▼▼▼

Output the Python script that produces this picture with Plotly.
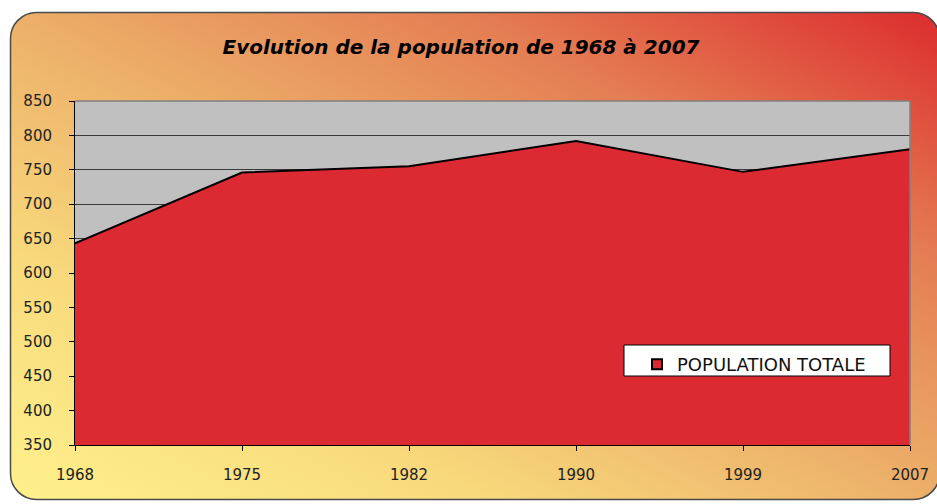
import base64
import plotly.graph_objects as go

years = ["1968", "1975", "1982", "1990", "1999", "2007"]
population = [643, 746, 755, 792, 747, 780]
y_ticks = [350, 400, 450, 500, 550, 600, 650, 700, 750, 800, 850]

W, H = 937, 504
ML, MR, MT, MB = 75, 27, 101, 59
PW, PH = W - ML - MR, H - MT - MB

svg = f'''<svg xmlns="http://www.w3.org/2000/svg" width="{W}" height="{H}" viewBox="0 0 {W} {H}">
<defs><linearGradient id="g" x1="0" y1="1" x2="1" y2="0">
<stop offset="0" stop-color="#FEF18C"/>
<stop offset="0.25" stop-color="#F8DA7C"/>
<stop offset="0.5" stop-color="#ECAF69"/>
<stop offset="0.75" stop-color="#E47C52"/>
<stop offset="1" stop-color="#DC2C2E"/>
</linearGradient></defs>
<rect x="10.5" y="12.5" width="929" height="487" rx="26" ry="26" fill="url(#g)" stroke="#4a4a4a" stroke-width="1.5"/>
</svg>'''
bg_src = "data:image/svg+xml;base64," + base64.b64encode(svg.encode()).decode()

xs = list(range(len(years)))

fig = go.Figure()
fig.add_trace(go.Scatter(
    x=xs, y=population, mode="lines", fill="tozeroy",
    fillcolor="#DB2A32", line=dict(color="black", width=2),
    showlegend=False, hoverinfo="skip"))
fig.add_trace(go.Scatter(
    x=[None], y=[None], mode="markers", name="POPULATION TOTALE",
    marker=dict(symbol="square", size=10, color="#DB2A32",
                line=dict(color="black", width=2))))

fig.update_layout(
    width=W, height=H,
    margin=dict(l=ML, r=MR, t=MT, b=MB, autoexpand=False),
    paper_bgcolor="white",
    plot_bgcolor="#C0C0C0",
    title=dict(text="<b><i>Evolution de la population de 1968 à 2007</i></b>",
               x=461 / W, xanchor="center", xref="container",
               y=1 - 47 / H, yanchor="middle", yref="container",
               font=dict(family="DejaVu Sans", size=20, color="black")),
    font=dict(family="DejaVu Sans", color="#222222"),
    xaxis=dict(range=[0, len(years) - 1], tickmode="array", tickvals=xs,
               ticktext=years, showgrid=False, zeroline=False, automargin=False,
               showline=True, linecolor="black", linewidth=1,
               ticks="outside", ticklen=5, tickcolor="black",
               ticklabelstandoff=11, tickfont=dict(size=15, color="#222222")),
    yaxis=dict(range=[350, 850], tickmode="array", tickvals=y_ticks,
               showgrid=True, gridcolor="#3a3a3a", gridwidth=1, automargin=False,
               zeroline=False, showline=True, linecolor="black", linewidth=1,
               ticks="outside", ticklen=5, tickcolor="black",
               ticklabelstandoff=14, tickfont=dict(size=15, color="#222222")),
    legend=dict(x=(637 - ML) / PW, y=(445 - 346) / PH, xanchor="left", yanchor="top",
                bgcolor="rgba(0,0,0,0)", borderwidth=0,
                font=dict(family="DejaVu Sans", size=18, color="#111111"),
                itemwidth=30),
    images=[dict(source=bg_src, xref="paper", yref="paper",
                 x=-ML / PW, y=1 + MT / PH, sizex=W / PW, sizey=H / PH,
                 xanchor="left", yanchor="top", sizing="stretch", layer="below")],
    shapes=[
        dict(type="rect", xref="paper", yref="paper", x0=0, x1=1, y0=0, y1=1,
             fillcolor="#C0C0C0", line=dict(width=0), layer="below"),
        dict(type="rect", xref="paper", yref="paper",
             x0=(624 - ML) / PW, x1=(890 - ML) / PW,
             y0=(445 - 376) / PH, y1=(445 - 345) / PH,
             fillcolor="white", line=dict(color="black", width=1), layer="above"),
        dict(type="line", xref="paper", yref="paper", x0=0, x1=1, y0=1, y1=1,
             line=dict(color="#808080", width=1.5), layer="above"),
        dict(type="line", xref="paper", yref="paper", x0=1, x1=1, y0=0, y1=1,
             line=dict(color="#808080", width=1.5), layer="above"),
    ],
)

fig.write_html("out.html", config={"displayModeBar": False},
               post_script="document.body.style.margin='0';")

▲▲▲

▸ Set task
Please take the lines from the beginning of the data above through the line holding "PW, PH = W - ML - MR, H - MT - MB" and transcribe them exactly, without any pictures.

▸ Result for this task
Output the Python script that produces this picture with Plotly.
import base64
import plotly.graph_objects as go

years = ["1968", "1975", "1982", "1990", "1999", "2007"]
population = [643, 746, 755, 792, 747, 780]
y_ticks = [350, 400, 450, 500, 550, 600, 650, 700, 750, 800, 850]

W, H = 937, 504
ML, MR, MT, MB = 75, 27, 101, 59
PW, PH = W - ML - MR, H - MT - MB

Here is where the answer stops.